Si Emmanuel Macron a, pour l’heure, pris le contre-pied des discours de peur et de guerre de son prédécesseur direct, il ne s’inscrit pas moins dans une logique qui est celle du jeu des puissances internationales qui, fortes de leur poids économique et militaire, entendent administrer, ensemble à quelques-unes et tout en se concurrençant, le cours du monde. La «lutte contre le terrorisme islamiste» demeure donc le point d’entrée de son discours et de sa politique.
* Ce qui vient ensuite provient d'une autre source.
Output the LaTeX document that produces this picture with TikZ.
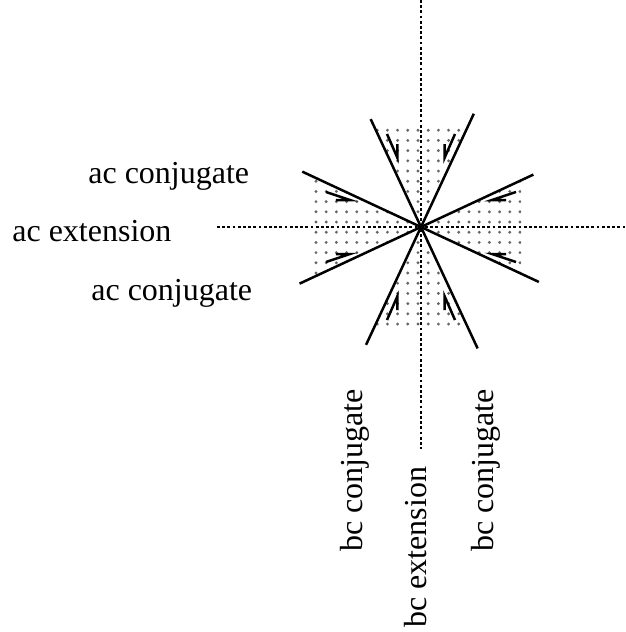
\documentclass[tikz,border=0pt]{standalone}
\usepackage{fontspec}
\setmainfont{Liberation Serif}
\begin{document}
\begin{tikzpicture}[x=0.5pt,y=0.5pt,
  wedgeline/.style={line width=1.25pt, black},
  axisline/.style={line width=1.4pt, black, dash pattern=on 1.4pt off 1.2pt},
  harpoon/.style={line width=1.25pt, black, line join=miter, miter limit=20},
  lbl/.style={inner sep=0pt, font=\fontsize{16pt}{19pt}\selectfont}]
\useasboundingbox (-421,-405) rectangle (205,227);

\coordinate (C) at (0,0);

% dotted shading inside the four wedges, trimmed to a square window
\begin{scope}
  \clip (-108,-104) rectangle (100,101);
  \clip (C) -- (65:220) -- (115:220) -- cycle
        (C) -- (245:220) -- (295:220) -- cycle
        (C) -- (155:220) -- (205:220) -- cycle
        (C) -- (-25:220) -- (25:220) -- cycle;
  \foreach \i in {-11,...,11}
    \foreach \j in {-11,...,11}
      \fill[black!60] ({\i*10.2-3},{\j*10.2+5}) circle (1.6);
\end{scope}

% dotted axes
\coordinate (hL) at (-204,0);
\coordinate (hR) at (205,0);
\coordinate (vT) at (0,227);
\coordinate (vB) at (0,-222);
\draw[axisline] (hL) -- (hR);
\draw[axisline] (vT) -- (vB);

% the four lines through the centre
\coordinate (a1) at (115:119);
\coordinate (b1) at (-65:134);
\coordinate (a2) at (65:125);
\coordinate (b2) at (245:130);
\coordinate (a3) at (155:131);
\coordinate (b3) at (-25:130);
\coordinate (a4) at (205:134);
\coordinate (b4) at (25:124);
\draw[wedgeline] (a1) -- (b1);
\draw[wedgeline] (a2) -- (b2);
\draw[wedgeline] (a3) -- (b3);
\draw[wedgeline] (a4) -- (b4);
\fill (C) circle (3);

% half arrows pointing towards the centre
% upper and lower wedges
\foreach \s in {1,-1} {
  \draw[harpoon] (-34,{93*\s}) -- (-23.5,{69*\s}) -- (-23.5,{83*\s});
  \draw[harpoon] (34,{93*\s}) -- (23.5,{69*\s}) -- (23.5,{83*\s});
}
% left and right wedges
\foreach \s in {1,-1} {
  \draw[harpoon] ({-95*\s},35) -- ({-71*\s},27) -- ({-85*\s},27);
  \draw[harpoon] ({-95*\s},-35) -- ({-71*\s},-27) -- ({-85*\s},-27);
}

% labels
\node[lbl, anchor=base west] (acu) at (-333,44) {ac conjugate};
\node[lbl, anchor=base west] (ace) at (-409,-14) {ac extension};
\node[lbl, anchor=base west] (acl) at (-330,-73) {ac conjugate};
\node[lbl, anchor=base west, rotate=90] (bcl) at (-58,-325) {bc conjugate};
\node[lbl, anchor=base west, rotate=90] (bce) at (6,-401) {bc extension};
\node[lbl, anchor=base west, rotate=90] (bcr) at (72,-325) {bc conjugate};
\end{tikzpicture}
\end{document}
E. Macron tente de convaincre, au-delà des diplomates étrangers auxquels il s’adresse, qu’au contraire des années que nous venons de vivre, le gouvernement français inscrit ses interventions militaires dans des cadres politiques en mettant en perspective les élections prévues au Mali ou en Irak, ou invoquant la nécessité de négociations pluripartites pour résoudre le conflit syrien, ou, encore, en prenant le leadership de la lutte contre le «financement du terrorisme»... Mais aussi qu’il chercherait à s’attaquer aux origines des situations de crise – et, plus précisément, de l’arrivée de migrants en Europe – avec une action de coopération ciblée sur le Sahel alors que l’aide publique au développement demeure durablement sous-dotée. Sur le plan européen, le chef de l’État affiche son ambition d’une «union de 28 pays singuliers» dotée d’une «avant-garde ouverte» formée à partir d’un solide noyau franco-allemand, les «premiers de cordée» d’une Union européenne à plusieurs vitesses.

Fustigeant ce «capitalisme (qui) dysfonctionne», le président français porte ainsi la promesse d’une renaissance. C’est ainsi qu’il faut entendre cette annonce de «retour». La France, pionnière d’une refondation libérale européenne, tête de pont du commerce des armes (sujet éludé par l’Élysée), actrice essentielle de l’OTAN, retrouverait ainsi une place majeure au plan international en faisant le pari, au contraire des États-Unis de Donald Trump, du «multilatéralisme».

À Davos, Emmanuel Macron chante l’espérance d’une telle renaissance libérale pour susciter l’adhésion des «classes moyennes» pourtant frappées de plein fouet par la casse des droits sociaux et les politiques d’austérité. Il y invoque la nécessité de «retrouver une grammaire des biens communs et une régulation mondiale en matière d’écologie, de santé, d’éducation et de formation», quelques heures après sa rencontre médiatique avec les principaux patrons de l’Internet (GAFA) où se discutait l’idée de la création, «au niveau européen, d’un vrai marché unique du numérique et de la culture».

Emmanuel Macron prétend vouloir conjurer la progression des forces nationalistes en agissant pour une «régulation» du système, alors que toute sa politique vise à libérer au maximum les forces du capital et gonfle les voiles des nationalismes.

Il y a chez le chef de l’État un savant talent à camoufler la réalité de son action et de ses intentions sous des formules rhétoriques, au diapason le plus souvent d’attentes populaires réelles. Confrontée aux faits, l’illusion ne durera guère.